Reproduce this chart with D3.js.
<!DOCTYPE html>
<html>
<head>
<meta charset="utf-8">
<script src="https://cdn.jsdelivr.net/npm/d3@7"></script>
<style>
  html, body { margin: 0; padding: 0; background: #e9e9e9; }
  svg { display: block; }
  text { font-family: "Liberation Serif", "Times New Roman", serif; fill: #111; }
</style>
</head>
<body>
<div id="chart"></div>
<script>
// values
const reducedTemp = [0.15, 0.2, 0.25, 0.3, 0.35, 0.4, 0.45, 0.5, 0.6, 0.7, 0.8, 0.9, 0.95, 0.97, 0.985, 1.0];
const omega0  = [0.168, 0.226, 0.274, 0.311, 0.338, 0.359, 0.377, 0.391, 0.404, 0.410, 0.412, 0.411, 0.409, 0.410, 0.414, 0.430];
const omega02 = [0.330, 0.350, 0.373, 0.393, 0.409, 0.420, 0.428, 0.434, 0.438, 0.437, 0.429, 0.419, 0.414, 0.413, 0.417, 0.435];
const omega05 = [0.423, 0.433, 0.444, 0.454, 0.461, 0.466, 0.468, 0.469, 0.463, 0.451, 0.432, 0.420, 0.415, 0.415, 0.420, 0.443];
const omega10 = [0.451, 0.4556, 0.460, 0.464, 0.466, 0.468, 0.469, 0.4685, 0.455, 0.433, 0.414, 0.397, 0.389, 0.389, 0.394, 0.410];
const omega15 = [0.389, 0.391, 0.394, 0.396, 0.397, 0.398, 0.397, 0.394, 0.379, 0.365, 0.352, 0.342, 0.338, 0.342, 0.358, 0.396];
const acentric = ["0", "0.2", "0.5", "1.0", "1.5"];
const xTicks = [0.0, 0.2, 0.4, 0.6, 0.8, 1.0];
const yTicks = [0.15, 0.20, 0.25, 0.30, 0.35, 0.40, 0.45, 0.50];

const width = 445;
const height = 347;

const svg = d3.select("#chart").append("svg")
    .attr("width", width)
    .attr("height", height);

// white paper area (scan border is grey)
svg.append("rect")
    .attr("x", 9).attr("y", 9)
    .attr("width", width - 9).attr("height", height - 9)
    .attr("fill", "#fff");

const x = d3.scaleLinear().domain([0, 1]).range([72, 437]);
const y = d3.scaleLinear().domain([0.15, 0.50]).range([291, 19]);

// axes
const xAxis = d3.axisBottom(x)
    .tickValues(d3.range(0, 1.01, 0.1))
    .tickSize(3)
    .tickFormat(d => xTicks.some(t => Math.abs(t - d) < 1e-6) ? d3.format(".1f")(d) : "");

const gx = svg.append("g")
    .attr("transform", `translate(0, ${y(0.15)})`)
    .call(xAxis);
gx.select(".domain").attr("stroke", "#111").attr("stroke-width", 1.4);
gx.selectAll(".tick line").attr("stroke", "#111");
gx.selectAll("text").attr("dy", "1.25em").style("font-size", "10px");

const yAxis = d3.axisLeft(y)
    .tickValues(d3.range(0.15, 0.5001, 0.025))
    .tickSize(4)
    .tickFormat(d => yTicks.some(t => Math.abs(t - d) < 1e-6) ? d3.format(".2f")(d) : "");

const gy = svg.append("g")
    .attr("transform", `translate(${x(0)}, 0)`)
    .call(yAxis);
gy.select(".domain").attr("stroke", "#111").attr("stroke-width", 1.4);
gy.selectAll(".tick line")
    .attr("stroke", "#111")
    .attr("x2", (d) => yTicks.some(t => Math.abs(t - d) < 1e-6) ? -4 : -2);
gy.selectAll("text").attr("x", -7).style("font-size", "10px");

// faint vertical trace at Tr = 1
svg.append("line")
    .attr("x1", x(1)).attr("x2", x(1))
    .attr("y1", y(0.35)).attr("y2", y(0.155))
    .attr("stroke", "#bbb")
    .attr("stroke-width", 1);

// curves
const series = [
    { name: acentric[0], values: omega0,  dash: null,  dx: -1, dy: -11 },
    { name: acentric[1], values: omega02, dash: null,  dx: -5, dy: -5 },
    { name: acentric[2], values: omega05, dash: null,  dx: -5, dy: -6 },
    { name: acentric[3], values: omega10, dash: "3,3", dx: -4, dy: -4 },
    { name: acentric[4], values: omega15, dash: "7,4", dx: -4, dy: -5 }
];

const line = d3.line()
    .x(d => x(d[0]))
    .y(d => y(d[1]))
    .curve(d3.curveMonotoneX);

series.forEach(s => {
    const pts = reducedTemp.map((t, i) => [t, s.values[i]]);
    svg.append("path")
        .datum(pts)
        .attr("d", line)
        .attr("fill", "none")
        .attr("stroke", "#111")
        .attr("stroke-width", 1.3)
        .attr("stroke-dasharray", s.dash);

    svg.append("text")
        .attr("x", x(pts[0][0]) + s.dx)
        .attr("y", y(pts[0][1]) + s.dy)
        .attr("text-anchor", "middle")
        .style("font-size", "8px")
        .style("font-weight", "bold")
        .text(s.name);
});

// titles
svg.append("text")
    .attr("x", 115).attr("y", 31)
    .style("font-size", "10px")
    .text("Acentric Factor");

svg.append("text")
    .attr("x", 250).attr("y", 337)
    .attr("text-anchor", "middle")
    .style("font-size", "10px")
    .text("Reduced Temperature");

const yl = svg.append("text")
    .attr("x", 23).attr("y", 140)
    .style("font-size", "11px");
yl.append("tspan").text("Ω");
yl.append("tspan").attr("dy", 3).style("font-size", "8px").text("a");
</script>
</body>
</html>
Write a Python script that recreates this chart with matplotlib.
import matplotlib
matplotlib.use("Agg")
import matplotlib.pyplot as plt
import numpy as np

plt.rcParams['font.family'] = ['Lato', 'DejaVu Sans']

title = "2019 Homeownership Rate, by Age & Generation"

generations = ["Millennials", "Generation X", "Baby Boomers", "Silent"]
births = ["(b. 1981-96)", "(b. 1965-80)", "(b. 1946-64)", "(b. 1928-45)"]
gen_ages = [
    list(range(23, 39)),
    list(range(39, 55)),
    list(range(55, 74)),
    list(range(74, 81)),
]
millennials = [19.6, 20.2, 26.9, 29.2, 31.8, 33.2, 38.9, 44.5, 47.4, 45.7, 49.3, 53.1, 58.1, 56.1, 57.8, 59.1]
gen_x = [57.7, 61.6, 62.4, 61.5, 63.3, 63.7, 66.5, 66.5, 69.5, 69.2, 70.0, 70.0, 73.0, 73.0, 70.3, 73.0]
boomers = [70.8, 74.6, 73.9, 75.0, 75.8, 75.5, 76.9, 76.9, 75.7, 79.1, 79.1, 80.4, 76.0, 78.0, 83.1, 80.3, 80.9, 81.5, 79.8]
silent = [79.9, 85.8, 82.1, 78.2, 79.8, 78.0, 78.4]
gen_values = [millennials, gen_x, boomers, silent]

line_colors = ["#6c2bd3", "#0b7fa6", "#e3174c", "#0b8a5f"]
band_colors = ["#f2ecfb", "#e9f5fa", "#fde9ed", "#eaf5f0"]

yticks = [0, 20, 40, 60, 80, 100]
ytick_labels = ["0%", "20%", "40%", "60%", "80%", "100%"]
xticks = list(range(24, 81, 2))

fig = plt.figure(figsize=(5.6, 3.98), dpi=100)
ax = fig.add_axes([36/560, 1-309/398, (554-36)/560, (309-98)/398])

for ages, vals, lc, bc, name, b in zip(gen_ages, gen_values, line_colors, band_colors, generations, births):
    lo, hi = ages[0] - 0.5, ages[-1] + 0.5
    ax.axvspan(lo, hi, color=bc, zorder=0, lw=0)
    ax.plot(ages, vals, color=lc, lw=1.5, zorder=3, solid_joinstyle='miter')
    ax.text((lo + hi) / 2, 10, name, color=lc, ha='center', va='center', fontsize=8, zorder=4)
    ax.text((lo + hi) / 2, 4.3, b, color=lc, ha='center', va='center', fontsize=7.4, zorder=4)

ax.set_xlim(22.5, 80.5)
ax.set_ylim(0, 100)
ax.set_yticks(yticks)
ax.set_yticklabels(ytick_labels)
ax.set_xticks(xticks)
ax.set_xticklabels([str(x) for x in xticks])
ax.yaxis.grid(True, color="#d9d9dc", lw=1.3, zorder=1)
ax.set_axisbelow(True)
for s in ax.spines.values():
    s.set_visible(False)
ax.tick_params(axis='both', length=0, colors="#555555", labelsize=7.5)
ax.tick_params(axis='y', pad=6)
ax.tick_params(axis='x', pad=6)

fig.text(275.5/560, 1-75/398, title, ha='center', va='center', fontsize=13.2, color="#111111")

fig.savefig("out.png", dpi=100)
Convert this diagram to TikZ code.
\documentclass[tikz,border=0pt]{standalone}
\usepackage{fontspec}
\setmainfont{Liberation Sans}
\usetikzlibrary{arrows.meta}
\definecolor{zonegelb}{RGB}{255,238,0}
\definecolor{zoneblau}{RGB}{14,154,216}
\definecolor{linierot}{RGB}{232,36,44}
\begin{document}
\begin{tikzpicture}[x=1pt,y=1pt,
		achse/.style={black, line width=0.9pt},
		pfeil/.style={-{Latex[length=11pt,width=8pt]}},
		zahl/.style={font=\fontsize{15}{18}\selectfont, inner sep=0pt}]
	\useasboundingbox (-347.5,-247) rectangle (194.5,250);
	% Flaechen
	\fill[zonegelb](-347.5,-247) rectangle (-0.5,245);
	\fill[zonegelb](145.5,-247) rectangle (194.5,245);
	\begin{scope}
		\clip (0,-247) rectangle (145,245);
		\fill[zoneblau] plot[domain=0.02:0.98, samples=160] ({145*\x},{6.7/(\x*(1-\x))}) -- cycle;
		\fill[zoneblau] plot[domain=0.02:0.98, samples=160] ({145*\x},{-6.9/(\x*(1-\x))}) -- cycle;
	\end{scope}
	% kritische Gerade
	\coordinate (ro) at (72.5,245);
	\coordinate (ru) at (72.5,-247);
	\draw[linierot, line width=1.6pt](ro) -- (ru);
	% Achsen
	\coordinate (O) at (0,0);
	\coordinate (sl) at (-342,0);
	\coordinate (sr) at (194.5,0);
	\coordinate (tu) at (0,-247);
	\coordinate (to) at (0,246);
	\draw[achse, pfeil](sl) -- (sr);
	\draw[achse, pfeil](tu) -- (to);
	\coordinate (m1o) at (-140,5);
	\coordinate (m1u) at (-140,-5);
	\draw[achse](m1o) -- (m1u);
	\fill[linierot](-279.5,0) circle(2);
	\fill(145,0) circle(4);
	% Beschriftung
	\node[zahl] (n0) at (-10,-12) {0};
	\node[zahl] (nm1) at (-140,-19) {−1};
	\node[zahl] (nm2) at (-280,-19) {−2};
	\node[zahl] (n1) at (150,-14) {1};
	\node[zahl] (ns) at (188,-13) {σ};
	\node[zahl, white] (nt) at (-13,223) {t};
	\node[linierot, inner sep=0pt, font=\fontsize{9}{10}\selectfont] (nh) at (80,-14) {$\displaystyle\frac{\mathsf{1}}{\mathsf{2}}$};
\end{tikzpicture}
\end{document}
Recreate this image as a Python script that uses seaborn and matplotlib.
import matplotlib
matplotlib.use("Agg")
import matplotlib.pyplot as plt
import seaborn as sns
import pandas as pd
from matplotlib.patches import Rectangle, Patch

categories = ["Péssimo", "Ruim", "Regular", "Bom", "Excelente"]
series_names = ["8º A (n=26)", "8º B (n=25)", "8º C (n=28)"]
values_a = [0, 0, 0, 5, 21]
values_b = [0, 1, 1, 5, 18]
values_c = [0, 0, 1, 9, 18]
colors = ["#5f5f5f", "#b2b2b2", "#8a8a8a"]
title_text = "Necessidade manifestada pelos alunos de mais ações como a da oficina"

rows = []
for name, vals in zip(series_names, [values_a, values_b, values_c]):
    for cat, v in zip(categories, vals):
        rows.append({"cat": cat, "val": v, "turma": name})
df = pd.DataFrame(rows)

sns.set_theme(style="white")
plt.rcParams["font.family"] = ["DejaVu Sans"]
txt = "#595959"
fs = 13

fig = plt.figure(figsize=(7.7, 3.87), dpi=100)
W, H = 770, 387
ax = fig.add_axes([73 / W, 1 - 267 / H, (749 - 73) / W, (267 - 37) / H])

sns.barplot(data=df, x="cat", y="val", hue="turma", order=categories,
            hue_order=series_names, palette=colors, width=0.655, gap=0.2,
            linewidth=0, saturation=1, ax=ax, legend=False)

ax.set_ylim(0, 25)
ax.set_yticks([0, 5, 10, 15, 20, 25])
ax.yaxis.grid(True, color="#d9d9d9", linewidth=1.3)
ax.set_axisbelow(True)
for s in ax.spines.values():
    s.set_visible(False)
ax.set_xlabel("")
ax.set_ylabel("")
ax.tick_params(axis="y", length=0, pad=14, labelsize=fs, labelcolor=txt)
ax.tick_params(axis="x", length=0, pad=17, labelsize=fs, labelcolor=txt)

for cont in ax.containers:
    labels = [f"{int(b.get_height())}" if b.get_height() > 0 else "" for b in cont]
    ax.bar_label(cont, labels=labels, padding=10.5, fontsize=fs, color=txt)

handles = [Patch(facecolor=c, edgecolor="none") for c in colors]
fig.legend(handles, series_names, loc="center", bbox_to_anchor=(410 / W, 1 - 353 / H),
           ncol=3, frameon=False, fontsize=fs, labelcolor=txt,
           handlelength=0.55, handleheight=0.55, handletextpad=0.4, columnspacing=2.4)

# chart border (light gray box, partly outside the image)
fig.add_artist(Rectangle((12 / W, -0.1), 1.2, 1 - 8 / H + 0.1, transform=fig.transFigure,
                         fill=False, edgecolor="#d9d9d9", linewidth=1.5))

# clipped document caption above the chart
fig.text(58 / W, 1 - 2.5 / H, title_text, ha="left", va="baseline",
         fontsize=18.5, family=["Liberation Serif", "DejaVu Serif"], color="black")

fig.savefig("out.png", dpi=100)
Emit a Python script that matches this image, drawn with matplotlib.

_DIRECTIVE_. Take the lines above from the first through the one containing "xTicks.some(t => Math.abs(t" and reproduce them exactly; include nothing else.

_TASK OUTPUT_.
Reproduce this chart with D3.js.
<!DOCTYPE html>
<html>
<head>
<meta charset="utf-8">
<script src="https://cdn.jsdelivr.net/npm/d3@7"></script>
<style>
  html, body { margin: 0; padding: 0; background: #e9e9e9; }
  svg { display: block; }
  text { font-family: "Liberation Serif", "Times New Roman", serif; fill: #111; }
</style>
</head>
<body>
<div id="chart"></div>
<script>
// values
const reducedTemp = [0.15, 0.2, 0.25, 0.3, 0.35, 0.4, 0.45, 0.5, 0.6, 0.7, 0.8, 0.9, 0.95, 0.97, 0.985, 1.0];
const omega0  = [0.168, 0.226, 0.274, 0.311, 0.338, 0.359, 0.377, 0.391, 0.404, 0.410, 0.412, 0.411, 0.409, 0.410, 0.414, 0.430];
const omega02 = [0.330, 0.350, 0.373, 0.393, 0.409, 0.420, 0.428, 0.434, 0.438, 0.437, 0.429, 0.419, 0.414, 0.413, 0.417, 0.435];
const omega05 = [0.423, 0.433, 0.444, 0.454, 0.461, 0.466, 0.468, 0.469, 0.463, 0.451, 0.432, 0.420, 0.415, 0.415, 0.420, 0.443];
const omega10 = [0.451, 0.4556, 0.460, 0.464, 0.466, 0.468, 0.469, 0.4685, 0.455, 0.433, 0.414, 0.397, 0.389, 0.389, 0.394, 0.410];
const omega15 = [0.389, 0.391, 0.394, 0.396, 0.397, 0.398, 0.397, 0.394, 0.379, 0.365, 0.352, 0.342, 0.338, 0.342, 0.358, 0.396];
const acentric = ["0", "0.2", "0.5", "1.0", "1.5"];
const xTicks = [0.0, 0.2, 0.4, 0.6, 0.8, 1.0];
const yTicks = [0.15, 0.20, 0.25, 0.30, 0.35, 0.40, 0.45, 0.50];

const width = 445;
const height = 347;

const svg = d3.select("#chart").append("svg")
    .attr("width", width)
    .attr("height", height);

// white paper area (scan border is grey)
svg.append("rect")
    .attr("x", 9).attr("y", 9)
    .attr("width", width - 9).attr("height", height - 9)
    .attr("fill", "#fff");

const x = d3.scaleLinear().domain([0, 1]).range([72, 437]);
const y = d3.scaleLinear().domain([0.15, 0.50]).range([291, 19]);

// axes
const xAxis = d3.axisBottom(x)
    .tickValues(d3.range(0, 1.01, 0.1))
    .tickSize(3)
    .tickFormat(d => xTicks.some(t => Math.abs(t - d) < 1e-6) ? d3.format(".1f")(d) : "");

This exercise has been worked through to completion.